A few months ago, Kelsey posted on here about abstaining from sex until the big day, and a number of people said they were doing the same thing. How's everyone doing with that?
I'm struggling right now, because FI is getting more and more frustrated--I don't know how we're going to make it until June. It was definitely more my decision than his--I'm the one who was brought up in a Christian home and church, having it drilled into my head that premarital sex is a sin. Well, I ignored that and FI were sexually active for about 8 months, but then I felt super convicted and guilty about having to hide it from my parents. I want our wedding night to be special. It's not like we're magically virgins again, but I feel like abstaining is the right thing to do.
However, I was just reading Shaunti Feldhahn's For Women Only: What you need to know about the inner lives of men, and I was struck again by how every time I reject FI's advances (he's mostly good, but still tries on occasion) he takes it personally. I know the book is for married women, but I don't think just because we're only engaged, it changes how FI feels about sex (and lack of it).
I feel like, unlike other couples, we're less intimate now. Giving up sex took away an opportunity to bond and relieve stress and feel good together. Not sure what to do about this.

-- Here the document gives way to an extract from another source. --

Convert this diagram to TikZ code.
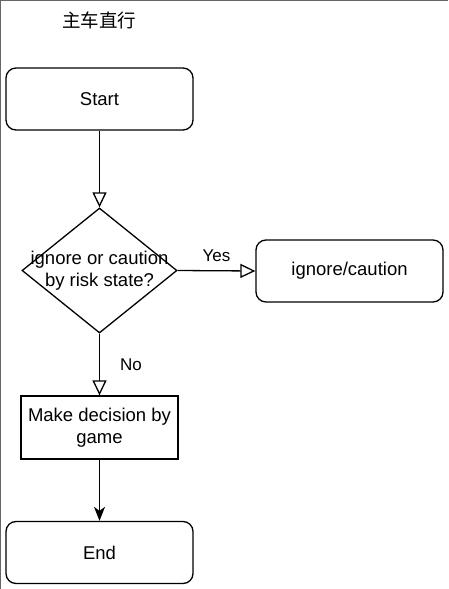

It also doesn't help being FB friends with my parents--my dad posted this super awkward question on our "couples" thread (FI, my parents, and I).
"Hi. We're looking forward to having you around for a few days. You never answered Mom's question about when you begin your premarital counseling. Another question: What safeguards have you put in place regarding physical intimacy up until the day you declare before God and His people your lifelong commitment to one another?"
My dad and I have never talked about relationships or anything remotely sexual before--why is it ok now!? Eeek!